* **CHALLENGE**
Nothing should be output except the lines from the one containing "Give me the" through the one containing "from matplotlib.lines import Line2D", both ends included, each repeated exactly.

* **MATERIAL SUPPLIED**

■ ■ ■

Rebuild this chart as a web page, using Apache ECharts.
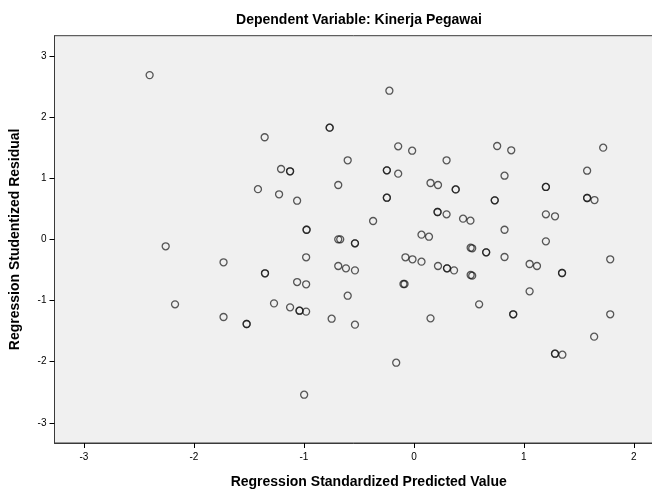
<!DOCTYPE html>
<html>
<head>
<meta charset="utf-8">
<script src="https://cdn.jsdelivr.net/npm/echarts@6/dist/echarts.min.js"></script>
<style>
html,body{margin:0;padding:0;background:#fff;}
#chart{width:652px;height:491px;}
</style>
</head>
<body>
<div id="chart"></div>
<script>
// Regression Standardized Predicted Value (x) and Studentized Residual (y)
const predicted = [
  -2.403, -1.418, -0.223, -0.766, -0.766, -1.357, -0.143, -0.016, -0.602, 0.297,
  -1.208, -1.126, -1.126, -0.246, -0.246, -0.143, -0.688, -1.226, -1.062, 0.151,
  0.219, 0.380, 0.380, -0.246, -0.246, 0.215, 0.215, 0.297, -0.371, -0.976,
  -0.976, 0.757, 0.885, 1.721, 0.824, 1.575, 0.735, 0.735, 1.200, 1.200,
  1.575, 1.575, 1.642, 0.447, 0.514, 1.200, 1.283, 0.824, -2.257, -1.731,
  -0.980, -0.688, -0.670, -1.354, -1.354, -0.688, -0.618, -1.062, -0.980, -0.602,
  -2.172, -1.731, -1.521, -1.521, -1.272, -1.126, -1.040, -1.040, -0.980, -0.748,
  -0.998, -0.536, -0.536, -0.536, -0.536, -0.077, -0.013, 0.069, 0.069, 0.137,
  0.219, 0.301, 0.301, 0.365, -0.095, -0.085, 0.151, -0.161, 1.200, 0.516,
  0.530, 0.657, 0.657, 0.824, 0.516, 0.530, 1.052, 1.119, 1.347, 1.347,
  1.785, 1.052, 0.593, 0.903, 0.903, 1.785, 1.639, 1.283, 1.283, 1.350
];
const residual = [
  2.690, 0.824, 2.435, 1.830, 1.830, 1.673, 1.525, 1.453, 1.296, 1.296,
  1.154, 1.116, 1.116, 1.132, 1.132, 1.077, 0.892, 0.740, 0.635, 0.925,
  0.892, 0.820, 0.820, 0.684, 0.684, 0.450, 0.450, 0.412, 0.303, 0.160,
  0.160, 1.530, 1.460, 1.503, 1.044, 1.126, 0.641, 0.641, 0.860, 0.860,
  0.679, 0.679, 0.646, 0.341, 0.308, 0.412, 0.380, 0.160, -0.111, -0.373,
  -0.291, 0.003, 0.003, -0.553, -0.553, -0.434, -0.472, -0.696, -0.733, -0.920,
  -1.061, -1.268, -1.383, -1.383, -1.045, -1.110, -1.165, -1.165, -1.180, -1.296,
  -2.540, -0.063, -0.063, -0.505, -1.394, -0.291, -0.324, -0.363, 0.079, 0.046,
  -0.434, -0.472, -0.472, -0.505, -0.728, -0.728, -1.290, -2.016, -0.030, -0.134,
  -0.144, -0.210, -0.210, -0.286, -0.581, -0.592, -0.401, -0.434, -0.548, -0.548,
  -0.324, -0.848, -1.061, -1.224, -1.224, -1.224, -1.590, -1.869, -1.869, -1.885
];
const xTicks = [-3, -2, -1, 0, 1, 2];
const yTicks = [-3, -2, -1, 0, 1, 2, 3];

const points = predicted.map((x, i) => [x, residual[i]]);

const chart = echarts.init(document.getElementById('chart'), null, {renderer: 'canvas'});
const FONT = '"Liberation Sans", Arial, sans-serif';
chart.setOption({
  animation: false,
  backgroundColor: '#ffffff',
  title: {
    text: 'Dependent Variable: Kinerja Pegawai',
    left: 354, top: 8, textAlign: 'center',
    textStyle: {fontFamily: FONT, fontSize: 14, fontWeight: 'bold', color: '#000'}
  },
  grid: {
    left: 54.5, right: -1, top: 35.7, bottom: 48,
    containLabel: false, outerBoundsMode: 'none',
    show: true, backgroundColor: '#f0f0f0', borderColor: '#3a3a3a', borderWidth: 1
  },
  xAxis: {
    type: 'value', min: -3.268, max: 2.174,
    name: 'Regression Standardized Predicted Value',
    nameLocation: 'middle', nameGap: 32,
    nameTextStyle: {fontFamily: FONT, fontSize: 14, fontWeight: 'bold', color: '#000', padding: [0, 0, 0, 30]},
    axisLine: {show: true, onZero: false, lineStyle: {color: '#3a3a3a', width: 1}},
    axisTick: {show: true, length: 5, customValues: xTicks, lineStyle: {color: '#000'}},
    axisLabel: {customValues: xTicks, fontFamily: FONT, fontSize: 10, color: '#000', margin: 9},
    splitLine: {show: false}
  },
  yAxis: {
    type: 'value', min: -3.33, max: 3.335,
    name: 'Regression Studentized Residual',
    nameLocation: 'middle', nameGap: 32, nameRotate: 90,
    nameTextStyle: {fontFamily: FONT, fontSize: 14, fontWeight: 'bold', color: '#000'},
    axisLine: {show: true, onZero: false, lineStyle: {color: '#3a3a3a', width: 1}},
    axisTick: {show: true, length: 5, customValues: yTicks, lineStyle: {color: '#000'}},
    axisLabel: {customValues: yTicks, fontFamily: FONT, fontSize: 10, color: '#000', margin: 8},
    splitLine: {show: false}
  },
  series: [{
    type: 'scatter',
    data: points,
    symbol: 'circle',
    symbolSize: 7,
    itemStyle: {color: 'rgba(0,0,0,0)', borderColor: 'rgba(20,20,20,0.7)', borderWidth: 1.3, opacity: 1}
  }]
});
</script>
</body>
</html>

■ ■ ■

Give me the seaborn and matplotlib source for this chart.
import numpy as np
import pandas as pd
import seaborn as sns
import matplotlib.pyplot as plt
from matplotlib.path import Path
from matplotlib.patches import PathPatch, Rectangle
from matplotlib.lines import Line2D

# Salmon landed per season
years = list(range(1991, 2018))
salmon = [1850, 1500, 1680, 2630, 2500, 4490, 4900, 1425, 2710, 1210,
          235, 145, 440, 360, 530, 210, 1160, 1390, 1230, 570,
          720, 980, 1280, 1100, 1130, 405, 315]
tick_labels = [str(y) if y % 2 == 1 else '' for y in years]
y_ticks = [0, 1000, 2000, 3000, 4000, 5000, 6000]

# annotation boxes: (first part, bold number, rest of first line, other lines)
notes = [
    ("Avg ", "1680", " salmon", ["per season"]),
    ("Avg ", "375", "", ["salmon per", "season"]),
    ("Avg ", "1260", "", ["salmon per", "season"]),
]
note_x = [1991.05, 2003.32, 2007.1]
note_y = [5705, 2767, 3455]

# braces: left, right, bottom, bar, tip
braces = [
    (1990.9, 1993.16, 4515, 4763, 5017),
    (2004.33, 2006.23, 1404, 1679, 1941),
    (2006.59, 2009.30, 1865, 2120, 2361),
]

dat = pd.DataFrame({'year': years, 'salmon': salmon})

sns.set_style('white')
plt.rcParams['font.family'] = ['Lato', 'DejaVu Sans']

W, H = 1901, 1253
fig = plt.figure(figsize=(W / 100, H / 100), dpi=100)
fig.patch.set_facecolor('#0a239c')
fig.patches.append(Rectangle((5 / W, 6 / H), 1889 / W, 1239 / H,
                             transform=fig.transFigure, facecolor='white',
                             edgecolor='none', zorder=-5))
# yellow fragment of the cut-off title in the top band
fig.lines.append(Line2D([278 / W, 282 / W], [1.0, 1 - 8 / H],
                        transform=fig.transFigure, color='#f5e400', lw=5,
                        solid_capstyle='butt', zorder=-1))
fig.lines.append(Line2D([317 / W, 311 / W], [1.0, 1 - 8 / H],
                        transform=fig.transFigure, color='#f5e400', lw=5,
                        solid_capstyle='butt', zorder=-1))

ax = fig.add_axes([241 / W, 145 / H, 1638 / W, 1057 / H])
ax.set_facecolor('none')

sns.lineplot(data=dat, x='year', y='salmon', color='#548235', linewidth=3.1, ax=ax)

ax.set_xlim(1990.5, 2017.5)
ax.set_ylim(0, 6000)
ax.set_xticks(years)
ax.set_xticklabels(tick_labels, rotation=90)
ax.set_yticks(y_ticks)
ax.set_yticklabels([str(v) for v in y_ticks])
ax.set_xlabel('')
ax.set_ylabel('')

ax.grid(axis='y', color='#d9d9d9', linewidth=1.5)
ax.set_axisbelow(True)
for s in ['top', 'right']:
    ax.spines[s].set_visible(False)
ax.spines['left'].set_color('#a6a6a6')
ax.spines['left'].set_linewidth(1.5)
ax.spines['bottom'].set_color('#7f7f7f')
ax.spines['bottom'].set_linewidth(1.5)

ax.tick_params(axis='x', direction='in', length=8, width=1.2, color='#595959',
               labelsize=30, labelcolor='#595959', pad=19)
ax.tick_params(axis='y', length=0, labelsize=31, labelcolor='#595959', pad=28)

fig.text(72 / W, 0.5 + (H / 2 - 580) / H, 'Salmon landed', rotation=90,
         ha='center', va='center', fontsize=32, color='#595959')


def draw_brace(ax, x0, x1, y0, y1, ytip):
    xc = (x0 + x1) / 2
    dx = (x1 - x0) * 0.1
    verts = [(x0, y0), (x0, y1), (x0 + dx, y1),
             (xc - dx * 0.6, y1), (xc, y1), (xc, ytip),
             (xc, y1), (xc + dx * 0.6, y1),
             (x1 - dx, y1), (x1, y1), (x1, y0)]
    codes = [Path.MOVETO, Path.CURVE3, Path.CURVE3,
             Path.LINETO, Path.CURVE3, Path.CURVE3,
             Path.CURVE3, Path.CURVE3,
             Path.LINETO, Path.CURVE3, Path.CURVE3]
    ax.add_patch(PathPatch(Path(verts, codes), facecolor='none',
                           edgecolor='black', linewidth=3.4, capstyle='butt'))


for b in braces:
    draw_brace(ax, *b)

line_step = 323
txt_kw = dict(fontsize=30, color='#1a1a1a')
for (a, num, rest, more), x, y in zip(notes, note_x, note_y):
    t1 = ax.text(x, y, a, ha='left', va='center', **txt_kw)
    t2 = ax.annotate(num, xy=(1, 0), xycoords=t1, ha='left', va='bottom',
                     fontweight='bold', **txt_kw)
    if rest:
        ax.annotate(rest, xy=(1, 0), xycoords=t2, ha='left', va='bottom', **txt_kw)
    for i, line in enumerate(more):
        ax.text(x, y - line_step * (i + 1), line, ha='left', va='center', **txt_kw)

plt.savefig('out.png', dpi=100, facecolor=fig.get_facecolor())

■ ■ ■

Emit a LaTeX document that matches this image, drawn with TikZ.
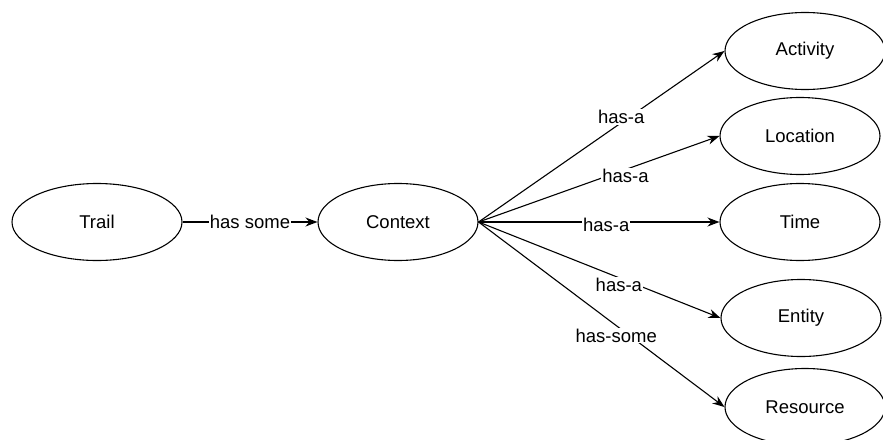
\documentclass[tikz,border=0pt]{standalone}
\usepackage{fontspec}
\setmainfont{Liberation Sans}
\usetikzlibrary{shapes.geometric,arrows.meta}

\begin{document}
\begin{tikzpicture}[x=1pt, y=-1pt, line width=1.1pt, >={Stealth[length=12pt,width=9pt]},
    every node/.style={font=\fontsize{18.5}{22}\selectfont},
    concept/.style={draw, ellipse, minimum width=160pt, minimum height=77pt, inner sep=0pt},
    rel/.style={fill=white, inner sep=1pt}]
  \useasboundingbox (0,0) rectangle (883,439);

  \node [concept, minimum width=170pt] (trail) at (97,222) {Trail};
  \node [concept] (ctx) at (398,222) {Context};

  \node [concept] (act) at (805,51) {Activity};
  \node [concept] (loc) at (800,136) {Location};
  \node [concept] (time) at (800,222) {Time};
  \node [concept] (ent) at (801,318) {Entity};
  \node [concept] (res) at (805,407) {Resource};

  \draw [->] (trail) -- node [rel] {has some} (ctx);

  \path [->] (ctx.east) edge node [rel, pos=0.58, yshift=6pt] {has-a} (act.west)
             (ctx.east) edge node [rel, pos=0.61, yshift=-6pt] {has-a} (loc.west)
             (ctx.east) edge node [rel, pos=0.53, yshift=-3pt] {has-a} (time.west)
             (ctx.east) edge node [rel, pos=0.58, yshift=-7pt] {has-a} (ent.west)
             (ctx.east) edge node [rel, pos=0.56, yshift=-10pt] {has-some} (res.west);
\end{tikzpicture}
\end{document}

■ ■ ■

* **FINISHED ANSWER**
Give me the seaborn and matplotlib source for this chart.
import numpy as np
import pandas as pd
import seaborn as sns
import matplotlib.pyplot as plt
from matplotlib.path import Path
from matplotlib.patches import PathPatch, Rectangle
from matplotlib.lines import Line2D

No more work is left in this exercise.